## Start Dataset records

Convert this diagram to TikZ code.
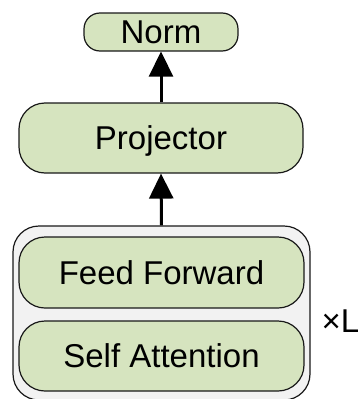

## End Dataset records
## Start Dataset records

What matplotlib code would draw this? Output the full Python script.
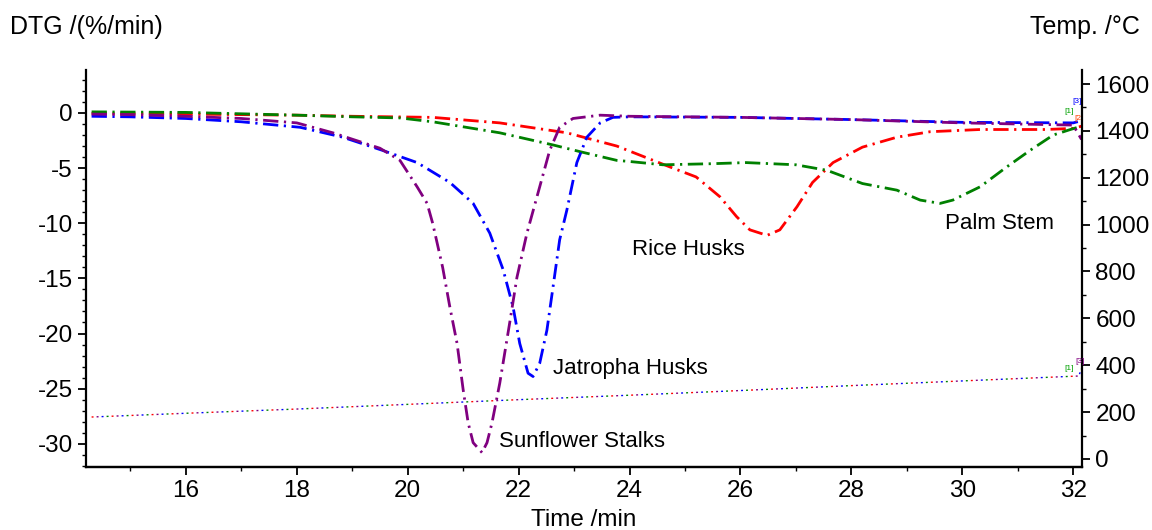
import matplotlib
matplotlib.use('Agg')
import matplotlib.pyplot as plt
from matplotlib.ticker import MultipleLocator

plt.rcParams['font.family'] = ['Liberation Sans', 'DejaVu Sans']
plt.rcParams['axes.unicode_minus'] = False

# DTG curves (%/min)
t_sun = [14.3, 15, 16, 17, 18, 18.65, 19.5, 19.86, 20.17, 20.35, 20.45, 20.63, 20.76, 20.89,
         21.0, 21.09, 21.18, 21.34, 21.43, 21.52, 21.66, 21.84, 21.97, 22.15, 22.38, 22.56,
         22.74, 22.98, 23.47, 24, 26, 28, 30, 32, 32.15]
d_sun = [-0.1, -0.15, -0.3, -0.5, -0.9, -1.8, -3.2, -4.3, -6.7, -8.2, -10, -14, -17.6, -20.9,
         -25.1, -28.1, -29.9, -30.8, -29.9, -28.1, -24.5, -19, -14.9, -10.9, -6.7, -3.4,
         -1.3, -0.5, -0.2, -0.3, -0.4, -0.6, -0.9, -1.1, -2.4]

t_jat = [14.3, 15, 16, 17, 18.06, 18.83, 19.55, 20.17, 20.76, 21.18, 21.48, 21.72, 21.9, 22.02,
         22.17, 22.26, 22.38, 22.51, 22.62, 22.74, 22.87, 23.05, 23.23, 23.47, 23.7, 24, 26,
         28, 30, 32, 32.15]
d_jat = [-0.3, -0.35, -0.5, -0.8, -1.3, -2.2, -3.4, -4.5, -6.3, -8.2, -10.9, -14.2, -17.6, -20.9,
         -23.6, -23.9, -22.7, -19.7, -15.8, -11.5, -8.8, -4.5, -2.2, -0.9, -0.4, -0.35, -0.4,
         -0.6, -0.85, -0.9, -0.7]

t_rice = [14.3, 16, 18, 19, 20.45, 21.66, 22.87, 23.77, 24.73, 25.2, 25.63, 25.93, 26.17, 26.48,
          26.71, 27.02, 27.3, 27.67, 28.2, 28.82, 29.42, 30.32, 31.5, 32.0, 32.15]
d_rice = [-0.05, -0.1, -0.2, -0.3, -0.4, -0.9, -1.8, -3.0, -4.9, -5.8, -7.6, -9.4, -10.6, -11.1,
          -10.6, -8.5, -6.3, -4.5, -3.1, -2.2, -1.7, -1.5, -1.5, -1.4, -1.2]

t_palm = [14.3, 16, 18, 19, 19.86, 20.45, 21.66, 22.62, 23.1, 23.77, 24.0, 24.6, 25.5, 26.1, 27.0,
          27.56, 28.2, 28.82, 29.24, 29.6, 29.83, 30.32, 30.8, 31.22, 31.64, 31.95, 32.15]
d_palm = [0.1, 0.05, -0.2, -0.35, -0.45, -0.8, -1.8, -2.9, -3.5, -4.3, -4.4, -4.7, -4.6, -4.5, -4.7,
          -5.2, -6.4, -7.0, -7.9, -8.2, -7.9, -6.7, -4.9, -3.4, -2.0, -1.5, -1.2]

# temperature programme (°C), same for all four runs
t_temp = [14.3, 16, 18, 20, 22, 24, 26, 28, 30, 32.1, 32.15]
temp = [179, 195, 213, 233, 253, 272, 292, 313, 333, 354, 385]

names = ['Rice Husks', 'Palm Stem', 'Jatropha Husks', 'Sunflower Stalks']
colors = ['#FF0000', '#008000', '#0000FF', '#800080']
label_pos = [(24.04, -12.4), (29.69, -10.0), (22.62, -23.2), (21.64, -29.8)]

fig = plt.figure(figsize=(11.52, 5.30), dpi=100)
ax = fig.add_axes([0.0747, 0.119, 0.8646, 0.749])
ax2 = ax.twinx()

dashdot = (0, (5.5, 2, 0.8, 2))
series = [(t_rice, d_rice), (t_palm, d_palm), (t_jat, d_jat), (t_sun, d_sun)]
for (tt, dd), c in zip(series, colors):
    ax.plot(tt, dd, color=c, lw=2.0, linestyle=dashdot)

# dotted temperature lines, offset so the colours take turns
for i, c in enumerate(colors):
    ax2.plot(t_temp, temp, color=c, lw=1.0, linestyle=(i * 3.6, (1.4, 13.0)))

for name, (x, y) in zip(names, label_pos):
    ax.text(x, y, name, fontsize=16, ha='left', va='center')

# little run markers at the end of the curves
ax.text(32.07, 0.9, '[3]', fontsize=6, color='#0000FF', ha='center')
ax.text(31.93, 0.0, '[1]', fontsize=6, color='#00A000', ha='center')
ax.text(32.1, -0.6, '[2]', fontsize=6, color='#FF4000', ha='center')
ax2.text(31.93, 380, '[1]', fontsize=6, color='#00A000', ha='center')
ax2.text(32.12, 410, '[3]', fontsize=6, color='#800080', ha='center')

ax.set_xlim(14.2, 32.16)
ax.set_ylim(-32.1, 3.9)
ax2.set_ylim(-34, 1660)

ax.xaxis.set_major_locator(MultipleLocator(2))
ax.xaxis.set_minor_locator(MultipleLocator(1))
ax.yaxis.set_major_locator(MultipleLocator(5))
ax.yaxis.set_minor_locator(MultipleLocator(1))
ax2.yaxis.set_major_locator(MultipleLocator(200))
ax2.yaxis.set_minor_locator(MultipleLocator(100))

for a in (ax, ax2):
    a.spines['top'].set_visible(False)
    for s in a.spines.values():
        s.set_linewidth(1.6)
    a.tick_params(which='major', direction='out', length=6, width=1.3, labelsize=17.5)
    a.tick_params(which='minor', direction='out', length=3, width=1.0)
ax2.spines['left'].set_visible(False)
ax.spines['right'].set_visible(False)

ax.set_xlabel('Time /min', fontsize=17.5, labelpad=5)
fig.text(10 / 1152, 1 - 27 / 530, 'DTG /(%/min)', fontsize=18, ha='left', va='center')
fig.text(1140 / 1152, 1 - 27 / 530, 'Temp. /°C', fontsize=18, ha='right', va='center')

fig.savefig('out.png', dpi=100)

## End Dataset records

#### The task
Quote the data above exactly from the line with "What matplotlib code" to the line with "from matplotlib.ticker import MultipleLocator", both ends counted, and nothing else. Pictures don't go in.

#### Output of the exercise
What matplotlib code would draw this? Output the full Python script.
import matplotlib
matplotlib.use('Agg')
import matplotlib.pyplot as plt
from matplotlib.ticker import MultipleLocator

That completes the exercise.